Data provided –
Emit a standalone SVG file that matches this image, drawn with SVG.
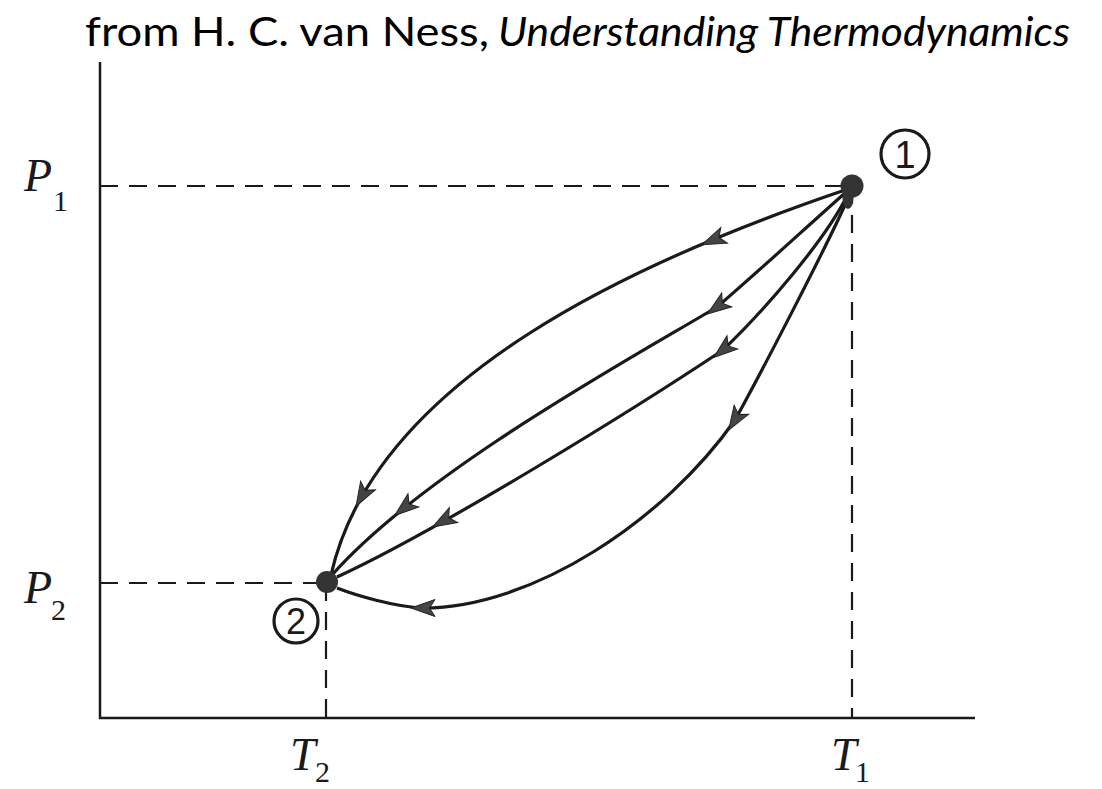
<svg xmlns="http://www.w3.org/2000/svg" width="1102" height="789" viewBox="0 0 1102 789">
<style>
.axis{stroke:#1a1a1a;stroke-width:2.5;fill:none}
.dash{stroke:#1a1a1a;stroke-width:2.2;fill:none;stroke-dasharray:18 11}
.curve{stroke:#1a1a1a;stroke-width:3.2;fill:none;stroke-linejoin:round}
.dot{fill:#333}
.ring{fill:none;stroke:#1a1a1a;stroke-width:3.2}
.lbl{font-family:"Liberation Serif",serif;font-style:italic;fill:#1a1a1a}
.sub{font-family:"Liberation Serif",serif;fill:#1a1a1a}
.num{font-family:"Liberation Sans",sans-serif;fill:#1a1a1a;text-anchor:middle}
.title{font-family:Lato,"Liberation Sans",sans-serif;font-size:41px;fill:#000}
</style>
<defs>
<path id="ah" d="M12,0 L-12,-8.5 L-6.5,0 L-12,8.5 Z" fill="#444" stroke="#222" stroke-width="1"/>
</defs>
<rect width="1102" height="789" fill="#fff"/>
<g id="title">
<text class="title" x="85" y="46" textLength="404" lengthAdjust="spacingAndGlyphs">from H. C. van Ness,</text>
<text class="title" x="498" y="46" font-style="italic" textLength="572" lengthAdjust="spacingAndGlyphs">Understanding Thermodynamics</text>
</g>
<g id="axes">
<path class="axis" d="M100,62 V718 H975"/>
<path class="dash" d="M100,186 H852"/>
<path class="dash" d="M852,186 V718"/>
<path class="dash" d="M100,583 H326"/>
<path class="dash" d="M326,583 V718"/>
</g>
<g id="labels">
<text class="lbl" x="24" y="191" font-size="46">P</text>
<text class="sub" x="53" y="211" font-size="30">1</text>
<text class="lbl" x="24" y="603" font-size="46">P</text>
<text class="sub" x="51" y="620" font-size="30">2</text>
<text class="lbl" x="290" y="770" font-size="46">T</text>
<text class="sub" x="315" y="782" font-size="30">2</text>
<text class="lbl" x="831" y="770" font-size="46">T</text>
<text class="sub" x="855" y="782" font-size="30">1</text>
</g>
<g id="connectors">
<path class="curve" d="M845,190 C645,258 376,375 331,575"/>
<path class="curve" d="M845,193 C800,233 760,270 717,307 C637,355 425,470 332,575"/>
<path class="curve" d="M847,196 C825,240 765,310 723,350 C633,410 437,531 337,577"/>
<path class="curve" d="M849,196 C830,240 760,375 735,420 C665,520 533,608 423,608 C395,607 355,595 337,588"/>
<use href="#ah" transform="translate(713,240) rotate(157)"/>
<use href="#ah" transform="translate(362,496) rotate(120)"/>
<use href="#ah" transform="translate(717,307) rotate(144)"/>
<use href="#ah" transform="translate(404,508) rotate(141)"/>
<use href="#ah" transform="translate(723,350) rotate(141)"/>
<use href="#ah" transform="translate(443,521) rotate(150.6)"/>
<use href="#ah" transform="translate(735,420) rotate(122)"/>
<use href="#ah" transform="translate(423,608) rotate(180)"/>
</g>
<g id="node1">
<circle class="dot" cx="852" cy="186" r="11.5"/>
<ellipse class="dot" cx="848" cy="198" rx="5.5" ry="11"/>
<circle class="ring" cx="905" cy="154" r="24"/>
<text class="num" x="905" y="168" font-size="38">1</text>
</g>
<g id="node2">
<circle class="dot" cx="327" cy="582" r="11"/>
<circle class="ring" cx="296" cy="621" r="22"/>
<text class="num" x="296" y="634" font-size="36">2</text>
</g>
</svg>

Exercise – Repeat the data exactly in full, omitting its pictures.

Expected answer –
Emit a standalone SVG file that matches this image, drawn with SVG.
<svg xmlns="http://www.w3.org/2000/svg" width="1102" height="789" viewBox="0 0 1102 789">
<style>
.axis{stroke:#1a1a1a;stroke-width:2.5;fill:none}
.dash{stroke:#1a1a1a;stroke-width:2.2;fill:none;stroke-dasharray:18 11}
.curve{stroke:#1a1a1a;stroke-width:3.2;fill:none;stroke-linejoin:round}
.dot{fill:#333}
.ring{fill:none;stroke:#1a1a1a;stroke-width:3.2}
.lbl{font-family:"Liberation Serif",serif;font-style:italic;fill:#1a1a1a}
.sub{font-family:"Liberation Serif",serif;fill:#1a1a1a}
.num{font-family:"Liberation Sans",sans-serif;fill:#1a1a1a;text-anchor:middle}
.title{font-family:Lato,"Liberation Sans",sans-serif;font-size:41px;fill:#000}
</style>
<defs>
<path id="ah" d="M12,0 L-12,-8.5 L-6.5,0 L-12,8.5 Z" fill="#444" stroke="#222" stroke-width="1"/>
</defs>
<rect width="1102" height="789" fill="#fff"/>
<g id="title">
<text class="title" x="85" y="46" textLength="404" lengthAdjust="spacingAndGlyphs">from H. C. van Ness,</text>
<text class="title" x="498" y="46" font-style="italic" textLength="572" lengthAdjust="spacingAndGlyphs">Understanding Thermodynamics</text>
</g>
<g id="axes">
<path class="axis" d="M100,62 V718 H975"/>
<path class="dash" d="M100,186 H852"/>
<path class="dash" d="M852,186 V718"/>
<path class="dash" d="M100,583 H326"/>
<path class="dash" d="M326,583 V718"/>
</g>
<g id="labels">
<text class="lbl" x="24" y="191" font-size="46">P</text>
<text class="sub" x="53" y="211" font-size="30">1</text>
<text class="lbl" x="24" y="603" font-size="46">P</text>
<text class="sub" x="51" y="620" font-size="30">2</text>
<text class="lbl" x="290" y="770" font-size="46">T</text>
<text class="sub" x="315" y="782" font-size="30">2</text>
<text class="lbl" x="831" y="770" font-size="46">T</text>
<text class="sub" x="855" y="782" font-size="30">1</text>
</g>
<g id="connectors">
<path class="curve" d="M845,190 C645,258 376,375 331,575"/>
<path class="curve" d="M845,193 C800,233 760,270 717,307 C637,355 425,470 332,575"/>
<path class="curve" d="M847,196 C825,240 765,310 723,350 C633,410 437,531 337,577"/>
<path class="curve" d="M849,196 C830,240 760,375 735,420 C665,520 533,608 423,608 C395,607 355,595 337,588"/>
<use href="#ah" transform="translate(713,240) rotate(157)"/>
<use href="#ah" transform="translate(362,496) rotate(120)"/>
<use href="#ah" transform="translate(717,307) rotate(144)"/>
<use href="#ah" transform="translate(404,508) rotate(141)"/>
<use href="#ah" transform="translate(723,350) rotate(141)"/>
<use href="#ah" transform="translate(443,521) rotate(150.6)"/>
<use href="#ah" transform="translate(735,420) rotate(122)"/>
<use href="#ah" transform="translate(423,608) rotate(180)"/>
</g>
<g id="node1">
<circle class="dot" cx="852" cy="186" r="11.5"/>
<ellipse class="dot" cx="848" cy="198" rx="5.5" ry="11"/>
<circle class="ring" cx="905" cy="154" r="24"/>
<text class="num" x="905" y="168" font-size="38">1</text>
</g>
<g id="node2">
<circle class="dot" cx="327" cy="582" r="11"/>
<circle class="ring" cx="296" cy="621" r="22"/>
<text class="num" x="296" y="634" font-size="36">2</text>
</g>
</svg>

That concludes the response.